At a time when disrespect for what’s come before often gets treated as a virtue, Chobani is holding up the past as something worthy of admiration.
In Chobani’s first ad campaign for its new oat-based drinks, which were announced last November, the company primarily known for its Greek yogurt is promoting its dairy alternatives by paying tribute to plain, old-fashioned milk.
“When we were creating the campaign, we didn’t want to do what the typical plant-based move is, which is to denigrate dairy,” Leland Maschmeyer, Chobani’s chief creative officer, told Adweek. “We needed to come up with a campaign that allowed dairy to be great at being dairy, and allowed plant-based to be great at being plant-based.”
Chobani’s in-house team, which produced every aspect of the campaign, decided on the slogan “Almost Milk” as a way to highlight how its oat-based products were nearly identical to dairy in taste and texture. As Maschmeyer put it, they wanted to keep milk in a position of prestige so that any comparison to it would convey an equal level of quality.
To help get this message of respect across, Maschmeyer said the campaign drew upon nostalgic Americana in a “modern homage to Norman Rockwell.”

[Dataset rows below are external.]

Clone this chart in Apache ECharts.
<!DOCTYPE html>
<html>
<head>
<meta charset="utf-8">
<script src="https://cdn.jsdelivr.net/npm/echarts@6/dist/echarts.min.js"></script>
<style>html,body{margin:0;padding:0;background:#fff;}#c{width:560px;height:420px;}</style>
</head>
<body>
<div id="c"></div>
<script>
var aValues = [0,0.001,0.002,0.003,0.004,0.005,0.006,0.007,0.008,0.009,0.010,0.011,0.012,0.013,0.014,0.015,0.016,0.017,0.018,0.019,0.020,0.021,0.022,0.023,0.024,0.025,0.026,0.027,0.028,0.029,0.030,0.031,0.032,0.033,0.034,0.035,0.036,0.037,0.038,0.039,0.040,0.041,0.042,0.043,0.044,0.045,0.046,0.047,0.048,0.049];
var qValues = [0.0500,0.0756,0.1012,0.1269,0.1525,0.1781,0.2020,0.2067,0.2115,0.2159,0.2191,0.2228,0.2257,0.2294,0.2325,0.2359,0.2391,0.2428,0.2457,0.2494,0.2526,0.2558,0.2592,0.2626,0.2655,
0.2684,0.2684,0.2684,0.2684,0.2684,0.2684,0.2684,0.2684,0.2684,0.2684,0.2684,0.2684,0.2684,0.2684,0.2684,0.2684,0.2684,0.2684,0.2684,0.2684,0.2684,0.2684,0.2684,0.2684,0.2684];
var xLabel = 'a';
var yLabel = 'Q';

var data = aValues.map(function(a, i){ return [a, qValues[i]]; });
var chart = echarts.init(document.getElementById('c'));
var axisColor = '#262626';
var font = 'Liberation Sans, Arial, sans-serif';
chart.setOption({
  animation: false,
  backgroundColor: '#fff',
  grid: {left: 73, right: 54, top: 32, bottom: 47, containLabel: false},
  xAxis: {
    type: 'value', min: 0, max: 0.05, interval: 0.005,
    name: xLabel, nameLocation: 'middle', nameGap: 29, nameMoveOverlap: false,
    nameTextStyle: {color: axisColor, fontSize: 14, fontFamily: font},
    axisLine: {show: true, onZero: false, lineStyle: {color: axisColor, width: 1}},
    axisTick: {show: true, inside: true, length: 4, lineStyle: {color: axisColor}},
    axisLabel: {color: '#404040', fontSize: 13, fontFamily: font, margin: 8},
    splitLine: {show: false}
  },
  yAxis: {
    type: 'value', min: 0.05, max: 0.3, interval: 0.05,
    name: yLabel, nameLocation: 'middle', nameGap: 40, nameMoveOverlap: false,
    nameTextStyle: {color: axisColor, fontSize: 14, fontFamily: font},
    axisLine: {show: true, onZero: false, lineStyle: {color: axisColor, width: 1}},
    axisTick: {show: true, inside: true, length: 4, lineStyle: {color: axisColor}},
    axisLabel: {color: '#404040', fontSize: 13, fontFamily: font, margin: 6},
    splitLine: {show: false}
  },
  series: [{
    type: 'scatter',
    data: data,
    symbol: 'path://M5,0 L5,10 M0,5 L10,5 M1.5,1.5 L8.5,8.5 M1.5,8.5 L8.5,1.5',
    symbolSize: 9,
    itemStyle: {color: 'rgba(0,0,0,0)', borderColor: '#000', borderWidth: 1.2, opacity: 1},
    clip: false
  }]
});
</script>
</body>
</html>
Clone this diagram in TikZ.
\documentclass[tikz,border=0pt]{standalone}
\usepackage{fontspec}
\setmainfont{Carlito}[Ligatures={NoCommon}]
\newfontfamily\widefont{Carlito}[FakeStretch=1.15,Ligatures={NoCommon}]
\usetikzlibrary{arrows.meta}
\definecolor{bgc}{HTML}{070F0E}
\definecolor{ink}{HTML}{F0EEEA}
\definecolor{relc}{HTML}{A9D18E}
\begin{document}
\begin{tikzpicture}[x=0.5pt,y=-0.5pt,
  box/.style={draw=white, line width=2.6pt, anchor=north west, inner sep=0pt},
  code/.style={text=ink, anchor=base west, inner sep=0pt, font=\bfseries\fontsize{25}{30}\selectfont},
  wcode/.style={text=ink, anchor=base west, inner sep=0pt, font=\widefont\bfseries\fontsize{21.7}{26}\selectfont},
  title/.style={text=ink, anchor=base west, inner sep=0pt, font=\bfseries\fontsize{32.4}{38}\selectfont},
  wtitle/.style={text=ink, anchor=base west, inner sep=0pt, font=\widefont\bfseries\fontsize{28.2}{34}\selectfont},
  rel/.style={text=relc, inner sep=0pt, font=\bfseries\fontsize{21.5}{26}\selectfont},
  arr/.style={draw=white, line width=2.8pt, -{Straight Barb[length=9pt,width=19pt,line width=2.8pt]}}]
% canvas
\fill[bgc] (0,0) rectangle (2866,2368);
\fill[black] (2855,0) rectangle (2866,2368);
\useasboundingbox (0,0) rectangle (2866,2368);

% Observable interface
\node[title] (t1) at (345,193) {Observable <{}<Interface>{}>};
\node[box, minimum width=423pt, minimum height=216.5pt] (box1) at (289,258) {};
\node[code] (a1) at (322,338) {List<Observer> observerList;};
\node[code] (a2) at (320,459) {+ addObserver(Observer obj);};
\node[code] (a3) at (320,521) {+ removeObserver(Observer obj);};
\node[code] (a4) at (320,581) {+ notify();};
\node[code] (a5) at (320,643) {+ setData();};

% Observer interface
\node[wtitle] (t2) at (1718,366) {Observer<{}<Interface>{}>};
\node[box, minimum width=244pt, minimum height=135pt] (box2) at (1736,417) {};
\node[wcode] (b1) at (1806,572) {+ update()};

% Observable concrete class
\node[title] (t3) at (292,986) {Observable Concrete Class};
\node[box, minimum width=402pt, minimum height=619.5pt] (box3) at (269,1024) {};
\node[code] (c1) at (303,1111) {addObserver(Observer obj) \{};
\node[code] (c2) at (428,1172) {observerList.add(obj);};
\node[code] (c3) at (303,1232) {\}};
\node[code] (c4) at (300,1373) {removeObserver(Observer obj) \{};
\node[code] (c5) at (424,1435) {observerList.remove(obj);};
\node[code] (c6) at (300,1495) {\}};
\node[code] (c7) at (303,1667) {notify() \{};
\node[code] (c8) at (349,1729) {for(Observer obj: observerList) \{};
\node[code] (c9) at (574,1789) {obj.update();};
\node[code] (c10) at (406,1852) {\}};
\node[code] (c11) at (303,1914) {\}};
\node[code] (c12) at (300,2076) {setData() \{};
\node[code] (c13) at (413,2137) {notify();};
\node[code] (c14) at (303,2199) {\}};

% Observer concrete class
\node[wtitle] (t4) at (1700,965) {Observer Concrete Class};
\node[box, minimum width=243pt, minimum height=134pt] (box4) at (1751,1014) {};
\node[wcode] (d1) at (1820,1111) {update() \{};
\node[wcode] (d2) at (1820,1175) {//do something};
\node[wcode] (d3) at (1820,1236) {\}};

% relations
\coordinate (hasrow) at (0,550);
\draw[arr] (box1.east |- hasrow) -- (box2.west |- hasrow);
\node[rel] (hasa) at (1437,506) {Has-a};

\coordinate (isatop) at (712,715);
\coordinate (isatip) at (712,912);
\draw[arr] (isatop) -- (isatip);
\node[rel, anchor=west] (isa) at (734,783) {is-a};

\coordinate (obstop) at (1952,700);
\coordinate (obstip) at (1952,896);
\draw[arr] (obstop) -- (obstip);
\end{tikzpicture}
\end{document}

Part of Chobani’s decision not to speak ill of milk is also that most people aren’t looking to get rid of it.
“Our research shows us that people moving toward plant-based dairy alternatives are really flexitarian,” Maschmeyer explained. “They’re not abandoning dairy in totality. So, the idea of creating a campaign that wholesale rejects dairy is not only something we philosophically disagree with, but it’s also something that the consumer doesn’t believe in.”
According to research from Nielsen, only around 5% of U.S. households identify as either vegan or vegetarian, making the rest of the population omnivores.
While Chobani plans to run video spots on YouTube and Hulu, along with paid social on Facebook and Instagram, the biggest push will come from out-of-home advertising, such as billboards and posters on buses. The company plans to target coastal cities including New York, San Francisco, Portland, Ore., and Washington, D.C. Maschmeyer said they’re strategically placing OOH ads near coffee shops and cafes where consumers are more likely to try the company’s new offerings, such as its oat drink blend for baristas, which is meant to act like steamed whole milk.
Last June, Swedish brand Oatly, the pioneering producer of oat-based alternatives to dairy, employed a similar approach to breaking into the U.S. market by focusing on baristas at independent coffee houses and placing painted murals on the sides of buildings.
“If you paint a wall, it feels real,” John Schoolcraft, Oatly U.S.’s creative director, told Adweek at the time. “It doesn’t feel like you’re advertising. It feels like you actually want to tell somebody something.”